Write out again, unaltered, the lines from the start through the line containing "delivering four benefits:</div>".

- - -

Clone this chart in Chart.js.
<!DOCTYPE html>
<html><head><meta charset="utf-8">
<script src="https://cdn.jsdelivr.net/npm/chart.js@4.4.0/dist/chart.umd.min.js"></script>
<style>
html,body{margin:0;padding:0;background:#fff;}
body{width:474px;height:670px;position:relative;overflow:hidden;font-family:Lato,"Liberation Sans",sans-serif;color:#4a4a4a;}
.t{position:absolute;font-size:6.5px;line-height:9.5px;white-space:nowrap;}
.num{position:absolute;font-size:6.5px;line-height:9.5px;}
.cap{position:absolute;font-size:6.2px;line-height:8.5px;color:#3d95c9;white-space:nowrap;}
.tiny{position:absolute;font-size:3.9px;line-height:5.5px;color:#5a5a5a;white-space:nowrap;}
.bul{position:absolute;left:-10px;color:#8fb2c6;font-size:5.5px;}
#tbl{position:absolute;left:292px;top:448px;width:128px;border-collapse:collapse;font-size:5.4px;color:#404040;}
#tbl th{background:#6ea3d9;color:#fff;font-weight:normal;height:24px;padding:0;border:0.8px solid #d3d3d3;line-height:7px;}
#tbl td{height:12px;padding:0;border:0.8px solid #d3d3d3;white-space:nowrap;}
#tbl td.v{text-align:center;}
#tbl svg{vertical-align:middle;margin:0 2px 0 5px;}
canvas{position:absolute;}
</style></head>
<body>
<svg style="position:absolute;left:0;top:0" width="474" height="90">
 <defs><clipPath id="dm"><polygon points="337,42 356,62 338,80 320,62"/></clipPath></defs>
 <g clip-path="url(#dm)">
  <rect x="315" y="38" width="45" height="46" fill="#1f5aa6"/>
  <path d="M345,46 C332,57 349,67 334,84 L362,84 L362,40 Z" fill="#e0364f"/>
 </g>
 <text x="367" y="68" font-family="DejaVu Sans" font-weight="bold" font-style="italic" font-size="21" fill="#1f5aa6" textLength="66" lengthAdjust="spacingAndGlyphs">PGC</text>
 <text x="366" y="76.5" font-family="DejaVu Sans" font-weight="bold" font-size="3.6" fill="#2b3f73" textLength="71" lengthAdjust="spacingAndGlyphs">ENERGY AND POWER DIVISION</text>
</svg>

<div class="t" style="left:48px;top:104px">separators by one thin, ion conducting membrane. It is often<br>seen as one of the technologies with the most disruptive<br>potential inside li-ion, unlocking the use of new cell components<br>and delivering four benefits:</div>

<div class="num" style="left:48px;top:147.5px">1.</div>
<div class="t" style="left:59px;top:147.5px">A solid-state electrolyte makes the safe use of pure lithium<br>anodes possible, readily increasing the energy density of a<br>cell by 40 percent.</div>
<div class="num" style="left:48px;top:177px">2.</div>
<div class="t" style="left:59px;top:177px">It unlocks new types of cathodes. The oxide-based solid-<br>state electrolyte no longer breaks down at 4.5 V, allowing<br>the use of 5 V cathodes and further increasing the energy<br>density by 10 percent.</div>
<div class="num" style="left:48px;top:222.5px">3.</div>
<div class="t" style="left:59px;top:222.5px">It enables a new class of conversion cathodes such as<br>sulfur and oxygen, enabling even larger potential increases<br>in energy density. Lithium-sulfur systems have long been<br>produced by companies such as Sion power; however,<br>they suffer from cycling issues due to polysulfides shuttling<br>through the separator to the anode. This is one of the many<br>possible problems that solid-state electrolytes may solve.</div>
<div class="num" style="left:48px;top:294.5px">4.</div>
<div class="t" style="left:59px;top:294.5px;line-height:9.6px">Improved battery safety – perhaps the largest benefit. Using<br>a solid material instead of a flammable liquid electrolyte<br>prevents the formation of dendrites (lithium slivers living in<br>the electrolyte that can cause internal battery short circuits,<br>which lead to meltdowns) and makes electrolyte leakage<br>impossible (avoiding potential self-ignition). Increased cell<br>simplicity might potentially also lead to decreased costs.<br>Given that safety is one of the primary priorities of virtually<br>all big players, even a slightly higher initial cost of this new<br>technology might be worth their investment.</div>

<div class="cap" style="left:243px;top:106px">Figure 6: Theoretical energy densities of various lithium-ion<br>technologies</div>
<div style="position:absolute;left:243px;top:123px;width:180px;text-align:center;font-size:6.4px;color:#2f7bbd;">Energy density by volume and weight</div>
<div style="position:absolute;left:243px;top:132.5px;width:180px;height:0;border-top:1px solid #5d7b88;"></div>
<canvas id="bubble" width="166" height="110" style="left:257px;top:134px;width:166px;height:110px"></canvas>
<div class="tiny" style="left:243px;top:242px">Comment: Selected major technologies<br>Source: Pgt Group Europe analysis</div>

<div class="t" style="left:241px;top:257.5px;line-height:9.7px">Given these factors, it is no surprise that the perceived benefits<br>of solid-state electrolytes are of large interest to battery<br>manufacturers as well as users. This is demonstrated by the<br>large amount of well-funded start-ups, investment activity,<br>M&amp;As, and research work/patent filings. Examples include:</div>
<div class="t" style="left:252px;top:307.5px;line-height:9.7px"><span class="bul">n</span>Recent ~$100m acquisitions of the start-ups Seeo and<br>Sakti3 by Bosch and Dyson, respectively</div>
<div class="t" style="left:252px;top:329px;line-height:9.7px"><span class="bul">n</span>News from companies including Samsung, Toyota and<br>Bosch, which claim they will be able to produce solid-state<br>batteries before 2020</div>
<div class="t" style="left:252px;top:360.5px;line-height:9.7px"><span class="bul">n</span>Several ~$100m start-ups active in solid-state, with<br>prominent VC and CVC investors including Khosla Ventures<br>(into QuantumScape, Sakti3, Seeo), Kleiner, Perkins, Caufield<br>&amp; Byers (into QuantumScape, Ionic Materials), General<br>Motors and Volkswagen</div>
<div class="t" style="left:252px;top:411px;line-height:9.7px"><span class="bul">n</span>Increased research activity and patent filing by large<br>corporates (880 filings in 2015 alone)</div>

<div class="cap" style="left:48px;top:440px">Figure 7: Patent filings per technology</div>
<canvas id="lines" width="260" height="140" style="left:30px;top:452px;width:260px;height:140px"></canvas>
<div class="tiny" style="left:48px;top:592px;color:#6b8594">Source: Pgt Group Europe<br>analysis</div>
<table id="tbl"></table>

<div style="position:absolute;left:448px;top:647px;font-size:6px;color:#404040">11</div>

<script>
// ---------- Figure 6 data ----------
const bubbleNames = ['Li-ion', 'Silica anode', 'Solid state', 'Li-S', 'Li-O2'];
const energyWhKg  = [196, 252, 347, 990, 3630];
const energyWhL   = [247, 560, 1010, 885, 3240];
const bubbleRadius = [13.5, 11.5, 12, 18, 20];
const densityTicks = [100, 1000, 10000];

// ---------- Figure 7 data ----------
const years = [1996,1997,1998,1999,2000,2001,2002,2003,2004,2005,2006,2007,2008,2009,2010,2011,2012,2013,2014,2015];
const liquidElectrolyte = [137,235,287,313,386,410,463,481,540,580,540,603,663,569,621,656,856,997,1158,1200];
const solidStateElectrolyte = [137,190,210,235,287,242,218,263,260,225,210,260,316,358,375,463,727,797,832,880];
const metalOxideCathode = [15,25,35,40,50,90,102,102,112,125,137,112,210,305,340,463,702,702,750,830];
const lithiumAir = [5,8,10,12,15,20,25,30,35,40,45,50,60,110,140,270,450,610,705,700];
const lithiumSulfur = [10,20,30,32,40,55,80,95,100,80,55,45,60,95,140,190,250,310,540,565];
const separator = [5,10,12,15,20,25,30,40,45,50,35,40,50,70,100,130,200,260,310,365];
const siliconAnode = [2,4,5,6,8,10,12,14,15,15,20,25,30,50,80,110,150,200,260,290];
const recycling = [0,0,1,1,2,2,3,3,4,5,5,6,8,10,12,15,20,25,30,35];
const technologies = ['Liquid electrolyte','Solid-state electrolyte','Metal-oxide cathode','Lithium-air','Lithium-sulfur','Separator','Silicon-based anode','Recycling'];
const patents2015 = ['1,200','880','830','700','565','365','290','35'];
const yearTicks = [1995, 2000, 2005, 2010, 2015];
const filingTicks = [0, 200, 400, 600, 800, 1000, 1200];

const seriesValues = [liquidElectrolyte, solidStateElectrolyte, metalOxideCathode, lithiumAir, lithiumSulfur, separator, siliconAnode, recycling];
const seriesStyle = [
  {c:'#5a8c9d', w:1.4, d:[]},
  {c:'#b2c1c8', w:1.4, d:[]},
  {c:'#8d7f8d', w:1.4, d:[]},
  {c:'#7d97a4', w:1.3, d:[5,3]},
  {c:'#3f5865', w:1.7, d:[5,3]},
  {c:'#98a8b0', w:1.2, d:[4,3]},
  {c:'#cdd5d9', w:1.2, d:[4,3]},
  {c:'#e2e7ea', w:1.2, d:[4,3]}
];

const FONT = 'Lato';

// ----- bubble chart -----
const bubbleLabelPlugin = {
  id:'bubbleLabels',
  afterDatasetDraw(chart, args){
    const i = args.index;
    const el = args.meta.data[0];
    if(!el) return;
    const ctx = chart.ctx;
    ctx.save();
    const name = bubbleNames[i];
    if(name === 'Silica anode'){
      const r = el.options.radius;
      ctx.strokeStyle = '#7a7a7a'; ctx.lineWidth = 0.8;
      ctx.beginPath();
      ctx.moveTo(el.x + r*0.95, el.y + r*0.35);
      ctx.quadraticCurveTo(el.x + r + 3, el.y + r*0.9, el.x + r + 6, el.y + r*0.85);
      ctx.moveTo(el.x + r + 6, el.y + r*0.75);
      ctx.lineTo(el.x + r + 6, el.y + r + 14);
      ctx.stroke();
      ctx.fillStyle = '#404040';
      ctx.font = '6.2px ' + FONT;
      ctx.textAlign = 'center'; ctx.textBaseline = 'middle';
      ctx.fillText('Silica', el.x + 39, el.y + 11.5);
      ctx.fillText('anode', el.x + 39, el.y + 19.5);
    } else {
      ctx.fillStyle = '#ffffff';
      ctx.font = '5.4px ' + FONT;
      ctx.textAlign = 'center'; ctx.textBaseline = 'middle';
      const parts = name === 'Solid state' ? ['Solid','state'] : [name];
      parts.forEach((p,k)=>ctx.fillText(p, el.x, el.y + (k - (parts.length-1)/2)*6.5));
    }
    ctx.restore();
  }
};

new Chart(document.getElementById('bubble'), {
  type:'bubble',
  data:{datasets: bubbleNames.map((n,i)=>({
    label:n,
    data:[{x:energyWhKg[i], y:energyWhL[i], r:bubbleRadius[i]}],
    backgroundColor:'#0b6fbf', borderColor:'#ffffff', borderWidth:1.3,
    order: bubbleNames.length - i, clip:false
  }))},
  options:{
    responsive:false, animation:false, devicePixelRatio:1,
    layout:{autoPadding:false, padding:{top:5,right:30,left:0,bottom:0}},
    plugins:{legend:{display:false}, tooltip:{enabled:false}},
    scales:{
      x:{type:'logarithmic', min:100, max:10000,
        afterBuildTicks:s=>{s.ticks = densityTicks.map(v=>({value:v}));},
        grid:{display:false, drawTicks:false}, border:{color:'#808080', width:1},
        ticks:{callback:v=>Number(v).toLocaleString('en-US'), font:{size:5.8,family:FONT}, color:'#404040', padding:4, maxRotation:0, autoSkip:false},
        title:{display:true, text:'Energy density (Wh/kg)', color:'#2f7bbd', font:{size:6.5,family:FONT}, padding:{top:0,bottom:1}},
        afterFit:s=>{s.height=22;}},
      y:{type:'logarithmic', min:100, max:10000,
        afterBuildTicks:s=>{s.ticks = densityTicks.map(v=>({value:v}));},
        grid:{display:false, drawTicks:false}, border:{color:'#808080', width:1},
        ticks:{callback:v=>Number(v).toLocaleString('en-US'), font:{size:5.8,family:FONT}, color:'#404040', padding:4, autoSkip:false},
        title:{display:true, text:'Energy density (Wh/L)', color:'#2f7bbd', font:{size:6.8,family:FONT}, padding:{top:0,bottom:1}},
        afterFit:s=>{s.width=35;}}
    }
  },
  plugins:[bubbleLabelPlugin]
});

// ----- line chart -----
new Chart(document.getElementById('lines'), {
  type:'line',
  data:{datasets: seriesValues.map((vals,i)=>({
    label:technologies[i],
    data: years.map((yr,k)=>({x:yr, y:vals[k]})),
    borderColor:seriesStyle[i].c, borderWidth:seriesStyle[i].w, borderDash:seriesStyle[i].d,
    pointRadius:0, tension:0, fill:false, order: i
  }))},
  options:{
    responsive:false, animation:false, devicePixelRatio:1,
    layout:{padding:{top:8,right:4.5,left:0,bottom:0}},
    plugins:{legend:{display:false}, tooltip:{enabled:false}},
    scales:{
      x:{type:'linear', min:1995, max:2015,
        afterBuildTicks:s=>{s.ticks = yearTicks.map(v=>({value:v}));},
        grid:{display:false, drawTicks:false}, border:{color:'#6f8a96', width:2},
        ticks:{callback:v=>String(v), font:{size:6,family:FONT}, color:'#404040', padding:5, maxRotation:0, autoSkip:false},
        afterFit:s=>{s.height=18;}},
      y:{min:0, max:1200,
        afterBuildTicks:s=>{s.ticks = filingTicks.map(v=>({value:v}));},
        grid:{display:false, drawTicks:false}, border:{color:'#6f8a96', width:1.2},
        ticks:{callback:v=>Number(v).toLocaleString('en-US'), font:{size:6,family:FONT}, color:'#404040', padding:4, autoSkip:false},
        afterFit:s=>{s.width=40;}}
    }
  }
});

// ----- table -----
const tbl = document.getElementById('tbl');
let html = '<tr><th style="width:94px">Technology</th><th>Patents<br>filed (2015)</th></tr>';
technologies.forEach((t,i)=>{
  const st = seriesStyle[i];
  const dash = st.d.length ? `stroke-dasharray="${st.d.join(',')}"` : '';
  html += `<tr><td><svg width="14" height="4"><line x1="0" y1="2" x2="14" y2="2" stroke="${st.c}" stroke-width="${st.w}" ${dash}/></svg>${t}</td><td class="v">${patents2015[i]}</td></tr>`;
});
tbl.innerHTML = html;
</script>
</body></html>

- - -

Task solution:
Clone this chart in Chart.js.
<!DOCTYPE html>
<html><head><meta charset="utf-8">
<script src="https://cdn.jsdelivr.net/npm/chart.js@4.4.0/dist/chart.umd.min.js"></script>
<style>
html,body{margin:0;padding:0;background:#fff;}
body{width:474px;height:670px;position:relative;overflow:hidden;font-family:Lato,"Liberation Sans",sans-serif;color:#4a4a4a;}
.t{position:absolute;font-size:6.5px;line-height:9.5px;white-space:nowrap;}
.num{position:absolute;font-size:6.5px;line-height:9.5px;}
.cap{position:absolute;font-size:6.2px;line-height:8.5px;color:#3d95c9;white-space:nowrap;}
.tiny{position:absolute;font-size:3.9px;line-height:5.5px;color:#5a5a5a;white-space:nowrap;}
.bul{position:absolute;left:-10px;color:#8fb2c6;font-size:5.5px;}
#tbl{position:absolute;left:292px;top:448px;width:128px;border-collapse:collapse;font-size:5.4px;color:#404040;}
#tbl th{background:#6ea3d9;color:#fff;font-weight:normal;height:24px;padding:0;border:0.8px solid #d3d3d3;line-height:7px;}
#tbl td{height:12px;padding:0;border:0.8px solid #d3d3d3;white-space:nowrap;}
#tbl td.v{text-align:center;}
#tbl svg{vertical-align:middle;margin:0 2px 0 5px;}
canvas{position:absolute;}
</style></head>
<body>
<svg style="position:absolute;left:0;top:0" width="474" height="90">
 <defs><clipPath id="dm"><polygon points="337,42 356,62 338,80 320,62"/></clipPath></defs>
 <g clip-path="url(#dm)">
  <rect x="315" y="38" width="45" height="46" fill="#1f5aa6"/>
  <path d="M345,46 C332,57 349,67 334,84 L362,84 L362,40 Z" fill="#e0364f"/>
 </g>
 <text x="367" y="68" font-family="DejaVu Sans" font-weight="bold" font-style="italic" font-size="21" fill="#1f5aa6" textLength="66" lengthAdjust="spacingAndGlyphs">PGC</text>
 <text x="366" y="76.5" font-family="DejaVu Sans" font-weight="bold" font-size="3.6" fill="#2b3f73" textLength="71" lengthAdjust="spacingAndGlyphs">ENERGY AND POWER DIVISION</text>
</svg>

<div class="t" style="left:48px;top:104px">separators by one thin, ion conducting membrane. It is often<br>seen as one of the technologies with the most disruptive<br>potential inside li-ion, unlocking the use of new cell components<br>and delivering four benefits:</div>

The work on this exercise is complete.